Even the French have finally discovered the United Nations Oil-for-Food scandal. With the arrest in Paris this week of a former French ambassador to the U.N., Jean-Bernard Merimee, alleged to have received illicit and lucrative contracts to buy oil from Saddam Hussein's U.N.-sanctioned regime, the French newspapers are now aflutter over "petrole contre nourriture."Read the rest. Claudia has done a ton of work on the whole scandal.
The funny thing is, while France had plenty to do with Oil-for-Food, Merimee's main trail leads not to the Quai d'Orsay, but to the doorstep of the U.N. secretary general. Authorities at the French foreign ministry have said the allegations against Merimee concern his activities after he retired as French ambassador to the U.N., and they're probably right.
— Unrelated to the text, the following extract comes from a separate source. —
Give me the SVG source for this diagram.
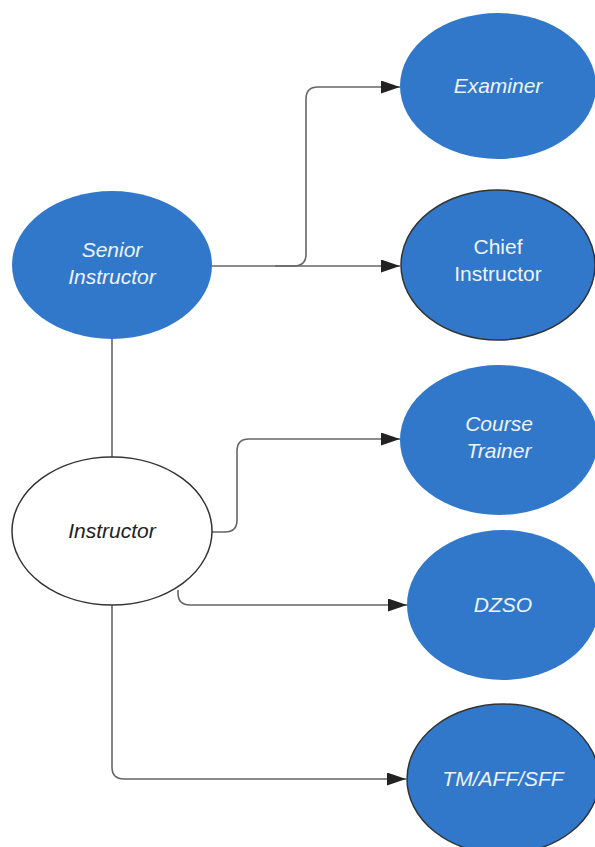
<svg xmlns="http://www.w3.org/2000/svg" width="595" height="847" viewBox="0 0 595 847">
<style>
.blue{fill:#3178cb;}
.out{stroke:#333;stroke-width:1.5;}
.lbl{font-family:"Liberation Sans",Arial,sans-serif;font-size:21px;fill:#eef3fa;text-anchor:middle;}
.it{font-style:italic;}
.dk{fill:#222;}
.con{fill:none;stroke:#666;stroke-width:1.6;}
</style>
<defs>
<marker id="ah" viewBox="0 0 19 13" refX="19" refY="6.5" markerWidth="19" markerHeight="13" markerUnits="userSpaceOnUse" orient="auto">
<path d="M0,0 L19,6.5 L0,13 Z" fill="#222"/>
</marker>
</defs>
<rect width="595" height="847" fill="#fff"/>
<g id="connectors">
<path class="con" d="M212,266 H400" marker-end="url(#ah)"/>
<path class="con" d="M275,266 H294 Q306,266 306,254 V99 Q306,87 318,87 H400" marker-end="url(#ah)"/>
<path class="con" d="M112,338 V457"/>
<path class="con" d="M212,532 H225 Q237,532 237,520 V451 Q237,439 249,439 H400" marker-end="url(#ah)"/>
<path class="con" d="M178,590 V593 Q178,605 190,605 H407" marker-end="url(#ah)"/>
<path class="con" d="M112,605 V767 Q112,779 124,779 H406" marker-end="url(#ah)"/>
</g>
<g id="examiner">
<ellipse class="blue" cx="498" cy="86" rx="98" ry="73"/>
<text class="lbl it" x="498" y="93">Examiner</text>
</g>
<g id="chief-instructor">
<ellipse class="blue out" cx="498" cy="265" rx="97" ry="75"/>
<text class="lbl" x="498" y="254">Chief</text>
<text class="lbl" x="498" y="281">Instructor</text>
</g>
<g id="senior-instructor">
<ellipse class="blue" cx="112" cy="265" rx="100" ry="74"/>
<text class="lbl it" x="112" y="257">Senior</text>
<text class="lbl it" x="112" y="284">Instructor</text>
</g>
<g id="instructor">
<ellipse cx="112" cy="531" rx="100" ry="74" fill="#fff" stroke="#333" stroke-width="1.5"/>
<text class="lbl it dk" x="112" y="538">Instructor</text>
</g>
<g id="course-trainer">
<ellipse class="blue" cx="499" cy="440" rx="99" ry="75"/>
<text class="lbl it" x="499" y="431">Course</text>
<text class="lbl it" x="499" y="458">Trainer</text>
</g>
<g id="dzso">
<ellipse class="blue" cx="503" cy="605" rx="96" ry="75"/>
<text class="lbl it" x="503" y="612">DZSO</text>
</g>
<g id="tm-aff-sff">
<ellipse class="blue out" cx="503" cy="779" rx="96" ry="75"/>
<text class="lbl it" x="503" y="786">TM/AFF/SFF</text>
</g>
</svg>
During the period most in question — late 2001 — Merimee was working primarily not for La France, but with the rank of U.N. undersecretary general, as a handpicked high-level "special adviser" for Kofi Annan.
That fact seems to have escaped Annan himself, who, as the French investigation was turning hot, turned up on Swiss TV last weekend lamenting in French that criticism from "these people" (presumably he meant the people who object to corruption at the U.N.) is "unfair" and "hard to bear." If that is Annan's bottom line after abundant evidence that his handpicked head of Oil-for-Food, Benon Sevan, was on the take from Saddam, and that his own son, Kojo Annan, sought to profit from the program, then perhaps the case of Merimee will not interest the secretary general in the least.